Written request: Print, please, exactly and only the lines between the line holding "Emit a Python" and the line holding "p2_weeks = [6, 8, 10, 14, 18, 22, 26, 30, 32]", inclusive, omitting any pictures.

The data:
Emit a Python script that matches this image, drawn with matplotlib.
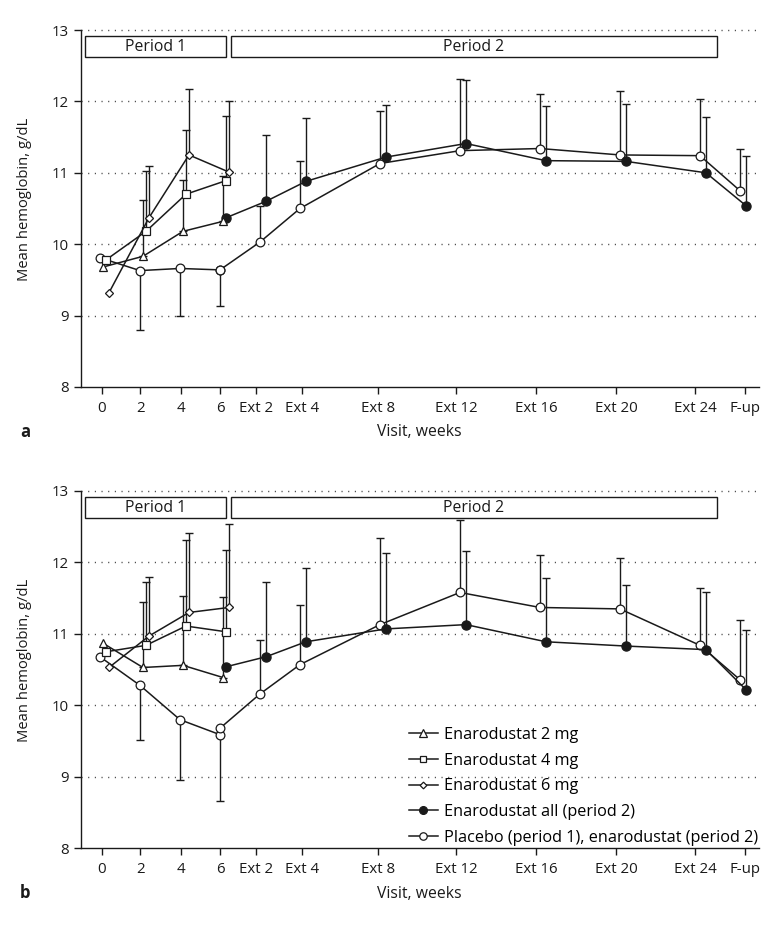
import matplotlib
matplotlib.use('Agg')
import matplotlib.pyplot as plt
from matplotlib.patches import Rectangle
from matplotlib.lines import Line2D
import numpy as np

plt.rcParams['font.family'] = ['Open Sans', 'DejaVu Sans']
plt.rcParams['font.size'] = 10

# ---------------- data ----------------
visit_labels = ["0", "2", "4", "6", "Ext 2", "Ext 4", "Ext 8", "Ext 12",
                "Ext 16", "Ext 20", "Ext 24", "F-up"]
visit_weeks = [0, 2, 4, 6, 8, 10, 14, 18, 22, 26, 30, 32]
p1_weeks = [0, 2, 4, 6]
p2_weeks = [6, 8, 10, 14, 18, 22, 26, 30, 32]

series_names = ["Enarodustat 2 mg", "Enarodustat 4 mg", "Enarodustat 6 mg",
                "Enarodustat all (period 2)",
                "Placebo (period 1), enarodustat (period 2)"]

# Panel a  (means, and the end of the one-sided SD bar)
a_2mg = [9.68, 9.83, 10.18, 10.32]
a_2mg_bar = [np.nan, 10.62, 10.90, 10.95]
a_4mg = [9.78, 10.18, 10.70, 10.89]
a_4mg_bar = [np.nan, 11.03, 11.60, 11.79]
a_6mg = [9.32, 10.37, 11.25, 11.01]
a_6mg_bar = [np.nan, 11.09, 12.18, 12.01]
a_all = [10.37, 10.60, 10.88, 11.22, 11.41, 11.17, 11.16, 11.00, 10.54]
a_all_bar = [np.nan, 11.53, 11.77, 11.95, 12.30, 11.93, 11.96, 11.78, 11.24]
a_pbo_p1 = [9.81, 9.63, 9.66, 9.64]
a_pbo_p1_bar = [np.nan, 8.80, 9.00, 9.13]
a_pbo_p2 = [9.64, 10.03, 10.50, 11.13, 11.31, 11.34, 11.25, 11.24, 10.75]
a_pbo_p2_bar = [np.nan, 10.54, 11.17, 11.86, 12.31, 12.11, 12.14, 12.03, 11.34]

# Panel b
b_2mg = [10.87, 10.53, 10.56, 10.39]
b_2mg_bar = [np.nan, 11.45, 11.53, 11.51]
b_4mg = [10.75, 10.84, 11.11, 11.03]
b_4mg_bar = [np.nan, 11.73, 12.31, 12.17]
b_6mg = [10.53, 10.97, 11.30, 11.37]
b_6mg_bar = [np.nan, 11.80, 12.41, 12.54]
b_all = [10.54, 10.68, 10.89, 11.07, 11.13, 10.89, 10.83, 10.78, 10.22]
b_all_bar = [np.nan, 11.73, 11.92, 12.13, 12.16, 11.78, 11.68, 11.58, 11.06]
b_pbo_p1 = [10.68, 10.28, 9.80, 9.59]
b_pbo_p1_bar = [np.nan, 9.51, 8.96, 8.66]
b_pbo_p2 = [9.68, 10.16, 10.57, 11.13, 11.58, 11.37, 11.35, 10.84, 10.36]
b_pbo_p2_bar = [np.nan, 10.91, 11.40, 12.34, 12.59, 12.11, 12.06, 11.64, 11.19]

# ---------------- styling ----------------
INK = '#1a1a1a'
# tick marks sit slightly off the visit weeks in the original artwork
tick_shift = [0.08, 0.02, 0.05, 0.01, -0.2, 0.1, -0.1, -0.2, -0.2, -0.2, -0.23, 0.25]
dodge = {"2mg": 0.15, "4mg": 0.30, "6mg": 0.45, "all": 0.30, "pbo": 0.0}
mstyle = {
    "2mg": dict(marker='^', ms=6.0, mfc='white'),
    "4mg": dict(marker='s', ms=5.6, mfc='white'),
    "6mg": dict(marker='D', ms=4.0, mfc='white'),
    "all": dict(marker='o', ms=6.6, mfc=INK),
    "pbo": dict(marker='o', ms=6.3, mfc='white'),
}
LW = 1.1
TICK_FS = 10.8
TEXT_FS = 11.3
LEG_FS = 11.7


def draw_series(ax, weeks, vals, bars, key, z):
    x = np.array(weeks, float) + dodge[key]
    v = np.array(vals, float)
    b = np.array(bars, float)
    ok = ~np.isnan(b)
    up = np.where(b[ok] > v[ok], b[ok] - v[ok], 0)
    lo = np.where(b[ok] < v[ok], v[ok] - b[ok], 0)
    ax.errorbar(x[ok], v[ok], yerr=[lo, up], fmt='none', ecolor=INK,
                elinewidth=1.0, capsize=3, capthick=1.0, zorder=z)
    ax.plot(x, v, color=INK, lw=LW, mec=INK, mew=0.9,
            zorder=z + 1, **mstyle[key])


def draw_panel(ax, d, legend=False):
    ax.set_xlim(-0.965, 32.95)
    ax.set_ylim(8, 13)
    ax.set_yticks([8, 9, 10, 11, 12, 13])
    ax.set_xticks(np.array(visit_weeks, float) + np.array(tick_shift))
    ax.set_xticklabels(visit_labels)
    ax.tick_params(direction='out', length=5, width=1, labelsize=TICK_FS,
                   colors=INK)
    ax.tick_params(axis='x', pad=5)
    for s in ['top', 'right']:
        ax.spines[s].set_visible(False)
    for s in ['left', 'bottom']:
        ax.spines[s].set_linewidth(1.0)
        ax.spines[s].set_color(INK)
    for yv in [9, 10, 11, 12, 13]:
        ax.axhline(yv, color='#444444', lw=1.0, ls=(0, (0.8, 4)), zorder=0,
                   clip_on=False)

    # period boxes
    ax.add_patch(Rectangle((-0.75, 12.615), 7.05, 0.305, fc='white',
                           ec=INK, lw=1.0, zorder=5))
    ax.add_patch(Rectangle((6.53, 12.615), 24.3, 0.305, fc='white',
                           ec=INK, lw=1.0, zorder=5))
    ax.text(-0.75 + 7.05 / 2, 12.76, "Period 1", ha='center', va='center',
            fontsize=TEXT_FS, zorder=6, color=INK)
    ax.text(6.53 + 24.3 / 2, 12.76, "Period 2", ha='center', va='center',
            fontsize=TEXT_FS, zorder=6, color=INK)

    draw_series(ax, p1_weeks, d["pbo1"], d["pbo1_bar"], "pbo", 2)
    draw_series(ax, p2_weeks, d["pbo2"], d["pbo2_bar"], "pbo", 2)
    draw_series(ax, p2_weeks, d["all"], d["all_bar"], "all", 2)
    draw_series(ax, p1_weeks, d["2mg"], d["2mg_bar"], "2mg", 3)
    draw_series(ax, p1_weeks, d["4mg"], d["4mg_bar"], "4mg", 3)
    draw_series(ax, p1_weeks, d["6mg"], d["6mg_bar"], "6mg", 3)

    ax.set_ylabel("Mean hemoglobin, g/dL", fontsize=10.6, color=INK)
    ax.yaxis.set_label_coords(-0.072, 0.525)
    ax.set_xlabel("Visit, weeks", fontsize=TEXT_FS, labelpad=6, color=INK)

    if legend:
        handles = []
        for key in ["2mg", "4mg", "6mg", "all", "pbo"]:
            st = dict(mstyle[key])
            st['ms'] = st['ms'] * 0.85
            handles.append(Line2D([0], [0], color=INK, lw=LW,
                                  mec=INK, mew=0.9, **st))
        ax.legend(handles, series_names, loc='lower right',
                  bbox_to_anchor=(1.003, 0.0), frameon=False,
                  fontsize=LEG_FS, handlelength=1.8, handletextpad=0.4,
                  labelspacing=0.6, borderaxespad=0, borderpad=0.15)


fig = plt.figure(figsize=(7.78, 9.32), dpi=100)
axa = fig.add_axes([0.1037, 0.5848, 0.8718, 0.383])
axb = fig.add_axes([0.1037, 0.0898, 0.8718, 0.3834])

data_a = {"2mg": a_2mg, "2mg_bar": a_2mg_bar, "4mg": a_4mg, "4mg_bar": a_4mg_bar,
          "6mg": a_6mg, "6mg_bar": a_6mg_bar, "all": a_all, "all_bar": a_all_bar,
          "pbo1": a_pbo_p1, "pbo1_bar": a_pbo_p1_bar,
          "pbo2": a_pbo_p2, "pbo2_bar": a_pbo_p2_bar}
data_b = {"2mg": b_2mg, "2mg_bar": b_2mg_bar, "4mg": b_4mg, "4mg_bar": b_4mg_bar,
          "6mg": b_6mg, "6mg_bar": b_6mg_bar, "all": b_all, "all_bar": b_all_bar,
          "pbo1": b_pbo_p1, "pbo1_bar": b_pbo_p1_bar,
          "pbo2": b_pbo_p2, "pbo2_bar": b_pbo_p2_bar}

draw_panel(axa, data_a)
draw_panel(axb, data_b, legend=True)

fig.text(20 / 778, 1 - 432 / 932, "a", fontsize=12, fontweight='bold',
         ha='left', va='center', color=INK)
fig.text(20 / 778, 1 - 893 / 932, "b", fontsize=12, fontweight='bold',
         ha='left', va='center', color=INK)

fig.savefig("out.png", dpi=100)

==

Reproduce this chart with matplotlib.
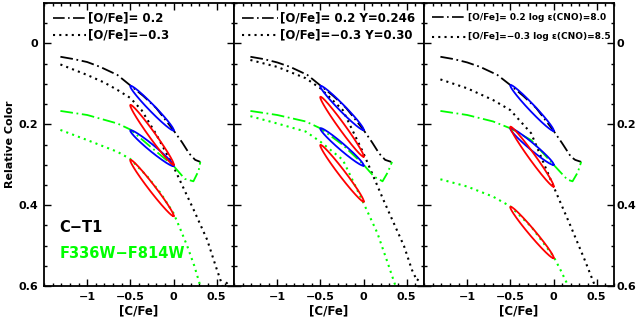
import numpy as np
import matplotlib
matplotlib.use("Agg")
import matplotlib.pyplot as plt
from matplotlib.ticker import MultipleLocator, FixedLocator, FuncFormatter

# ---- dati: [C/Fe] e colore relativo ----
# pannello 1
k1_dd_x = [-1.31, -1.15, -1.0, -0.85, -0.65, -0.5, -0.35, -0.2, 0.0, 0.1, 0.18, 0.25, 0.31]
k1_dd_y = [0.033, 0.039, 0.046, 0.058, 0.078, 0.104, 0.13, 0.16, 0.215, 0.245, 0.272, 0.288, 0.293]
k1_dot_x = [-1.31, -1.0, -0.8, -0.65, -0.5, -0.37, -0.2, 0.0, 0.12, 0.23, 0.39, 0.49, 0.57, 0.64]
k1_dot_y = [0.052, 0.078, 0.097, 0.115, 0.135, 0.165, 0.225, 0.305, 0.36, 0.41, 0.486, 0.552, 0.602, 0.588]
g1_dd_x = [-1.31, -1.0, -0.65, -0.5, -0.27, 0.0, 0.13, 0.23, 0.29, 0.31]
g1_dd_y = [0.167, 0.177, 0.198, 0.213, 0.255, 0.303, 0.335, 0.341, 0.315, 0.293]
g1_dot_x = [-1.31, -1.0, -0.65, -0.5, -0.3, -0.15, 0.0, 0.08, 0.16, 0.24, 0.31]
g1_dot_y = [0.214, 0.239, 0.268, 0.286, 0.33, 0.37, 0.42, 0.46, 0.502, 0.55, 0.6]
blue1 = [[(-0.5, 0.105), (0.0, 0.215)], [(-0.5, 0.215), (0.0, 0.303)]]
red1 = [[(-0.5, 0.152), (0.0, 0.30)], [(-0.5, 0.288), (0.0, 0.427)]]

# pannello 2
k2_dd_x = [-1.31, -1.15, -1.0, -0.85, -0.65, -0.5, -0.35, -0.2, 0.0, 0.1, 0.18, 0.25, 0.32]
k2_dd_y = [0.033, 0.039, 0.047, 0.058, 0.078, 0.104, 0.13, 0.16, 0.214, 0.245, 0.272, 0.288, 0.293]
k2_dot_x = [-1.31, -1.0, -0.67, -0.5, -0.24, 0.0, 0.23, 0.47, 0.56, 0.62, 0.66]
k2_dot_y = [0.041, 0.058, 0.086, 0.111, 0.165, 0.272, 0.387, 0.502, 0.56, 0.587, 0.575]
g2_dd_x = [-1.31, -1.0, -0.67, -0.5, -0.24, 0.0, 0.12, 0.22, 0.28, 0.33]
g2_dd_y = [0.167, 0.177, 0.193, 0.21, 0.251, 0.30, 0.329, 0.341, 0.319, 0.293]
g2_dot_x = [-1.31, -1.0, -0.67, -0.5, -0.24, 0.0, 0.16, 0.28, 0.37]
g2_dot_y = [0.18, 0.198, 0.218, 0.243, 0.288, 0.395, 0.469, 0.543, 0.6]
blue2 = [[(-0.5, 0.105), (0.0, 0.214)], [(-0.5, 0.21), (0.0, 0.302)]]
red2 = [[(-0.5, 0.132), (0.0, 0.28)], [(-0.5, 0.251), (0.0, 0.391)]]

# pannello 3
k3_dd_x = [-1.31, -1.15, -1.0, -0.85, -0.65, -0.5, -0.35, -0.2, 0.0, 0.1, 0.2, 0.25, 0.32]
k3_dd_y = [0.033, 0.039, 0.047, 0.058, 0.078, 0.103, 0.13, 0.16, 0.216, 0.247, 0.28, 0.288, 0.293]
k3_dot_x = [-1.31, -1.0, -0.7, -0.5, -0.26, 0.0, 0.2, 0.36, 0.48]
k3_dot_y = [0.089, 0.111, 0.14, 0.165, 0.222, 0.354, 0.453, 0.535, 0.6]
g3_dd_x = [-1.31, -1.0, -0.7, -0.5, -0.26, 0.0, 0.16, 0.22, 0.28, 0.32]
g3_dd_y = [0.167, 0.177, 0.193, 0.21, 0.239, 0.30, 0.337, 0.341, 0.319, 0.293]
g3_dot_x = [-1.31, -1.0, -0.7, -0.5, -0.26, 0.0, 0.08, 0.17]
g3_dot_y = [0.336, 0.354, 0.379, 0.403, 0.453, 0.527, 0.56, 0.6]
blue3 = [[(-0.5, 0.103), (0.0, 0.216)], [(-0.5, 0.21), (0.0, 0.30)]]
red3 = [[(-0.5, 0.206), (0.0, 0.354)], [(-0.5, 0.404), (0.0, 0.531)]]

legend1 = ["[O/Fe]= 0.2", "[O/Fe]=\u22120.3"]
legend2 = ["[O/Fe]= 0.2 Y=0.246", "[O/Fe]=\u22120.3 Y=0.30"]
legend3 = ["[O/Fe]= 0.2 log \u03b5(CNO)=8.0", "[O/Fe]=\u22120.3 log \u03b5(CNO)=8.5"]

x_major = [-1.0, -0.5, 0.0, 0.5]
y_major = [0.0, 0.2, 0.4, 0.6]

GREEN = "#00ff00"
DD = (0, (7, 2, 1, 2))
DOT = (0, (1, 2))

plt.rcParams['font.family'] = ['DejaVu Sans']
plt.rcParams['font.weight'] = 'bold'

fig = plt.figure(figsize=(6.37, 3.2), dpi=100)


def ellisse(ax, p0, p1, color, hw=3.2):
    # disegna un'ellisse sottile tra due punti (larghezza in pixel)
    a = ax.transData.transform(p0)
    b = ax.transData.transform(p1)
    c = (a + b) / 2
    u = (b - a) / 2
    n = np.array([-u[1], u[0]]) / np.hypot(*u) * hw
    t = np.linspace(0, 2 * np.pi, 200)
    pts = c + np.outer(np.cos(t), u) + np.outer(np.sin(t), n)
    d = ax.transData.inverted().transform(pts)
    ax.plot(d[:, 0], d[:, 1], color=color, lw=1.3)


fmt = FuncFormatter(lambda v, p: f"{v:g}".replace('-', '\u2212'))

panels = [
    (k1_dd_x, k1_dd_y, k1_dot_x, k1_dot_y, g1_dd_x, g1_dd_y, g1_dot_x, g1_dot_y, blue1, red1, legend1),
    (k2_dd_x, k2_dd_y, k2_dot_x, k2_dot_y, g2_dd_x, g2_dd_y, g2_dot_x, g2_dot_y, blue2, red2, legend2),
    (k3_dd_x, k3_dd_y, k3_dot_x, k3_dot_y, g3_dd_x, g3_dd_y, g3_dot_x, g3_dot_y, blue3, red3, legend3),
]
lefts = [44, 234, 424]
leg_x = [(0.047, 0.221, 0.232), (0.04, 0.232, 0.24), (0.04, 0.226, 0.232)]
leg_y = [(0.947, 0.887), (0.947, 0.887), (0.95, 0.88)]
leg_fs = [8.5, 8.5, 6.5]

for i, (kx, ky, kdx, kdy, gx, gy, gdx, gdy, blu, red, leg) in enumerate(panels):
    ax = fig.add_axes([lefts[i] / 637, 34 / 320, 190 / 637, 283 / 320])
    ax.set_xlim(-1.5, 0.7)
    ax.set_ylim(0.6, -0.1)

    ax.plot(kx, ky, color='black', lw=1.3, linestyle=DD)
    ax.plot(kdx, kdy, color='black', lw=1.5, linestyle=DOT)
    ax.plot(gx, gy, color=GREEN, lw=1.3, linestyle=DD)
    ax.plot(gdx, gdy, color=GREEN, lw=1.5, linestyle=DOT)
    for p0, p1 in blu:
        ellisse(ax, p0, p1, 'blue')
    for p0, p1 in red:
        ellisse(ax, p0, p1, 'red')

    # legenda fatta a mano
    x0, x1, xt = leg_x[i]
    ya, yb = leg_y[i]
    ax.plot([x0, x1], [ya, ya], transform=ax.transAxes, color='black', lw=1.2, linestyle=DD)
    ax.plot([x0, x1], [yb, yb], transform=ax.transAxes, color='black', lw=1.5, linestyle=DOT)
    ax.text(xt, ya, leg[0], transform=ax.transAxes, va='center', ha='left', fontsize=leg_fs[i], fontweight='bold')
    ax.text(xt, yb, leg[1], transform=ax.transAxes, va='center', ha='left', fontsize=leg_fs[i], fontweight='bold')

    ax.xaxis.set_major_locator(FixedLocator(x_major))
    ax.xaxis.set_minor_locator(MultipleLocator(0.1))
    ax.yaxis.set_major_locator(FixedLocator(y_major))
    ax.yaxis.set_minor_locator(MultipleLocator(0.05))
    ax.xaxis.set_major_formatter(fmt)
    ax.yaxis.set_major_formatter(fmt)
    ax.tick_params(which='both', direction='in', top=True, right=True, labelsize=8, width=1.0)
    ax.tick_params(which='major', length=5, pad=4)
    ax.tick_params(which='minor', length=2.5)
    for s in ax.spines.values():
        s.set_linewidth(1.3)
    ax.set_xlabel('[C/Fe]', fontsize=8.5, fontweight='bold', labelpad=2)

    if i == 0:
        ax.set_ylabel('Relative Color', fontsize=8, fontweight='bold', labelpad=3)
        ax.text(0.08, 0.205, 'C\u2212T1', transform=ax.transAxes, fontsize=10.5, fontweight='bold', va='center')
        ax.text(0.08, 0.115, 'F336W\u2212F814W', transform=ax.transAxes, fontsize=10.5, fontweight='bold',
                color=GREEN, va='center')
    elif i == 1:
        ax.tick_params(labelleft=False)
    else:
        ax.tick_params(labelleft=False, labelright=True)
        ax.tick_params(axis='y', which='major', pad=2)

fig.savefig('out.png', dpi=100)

Solution to this task:
Emit a Python script that matches this image, drawn with matplotlib.
import matplotlib
matplotlib.use('Agg')
import matplotlib.pyplot as plt
from matplotlib.patches import Rectangle
from matplotlib.lines import Line2D
import numpy as np

plt.rcParams['font.family'] = ['Open Sans', 'DejaVu Sans']
plt.rcParams['font.size'] = 10

# ---------------- data ----------------
visit_labels = ["0", "2", "4", "6", "Ext 2", "Ext 4", "Ext 8", "Ext 12",
                "Ext 16", "Ext 20", "Ext 24", "F-up"]
visit_weeks = [0, 2, 4, 6, 8, 10, 14, 18, 22, 26, 30, 32]
p1_weeks = [0, 2, 4, 6]
p2_weeks = [6, 8, 10, 14, 18, 22, 26, 30, 32]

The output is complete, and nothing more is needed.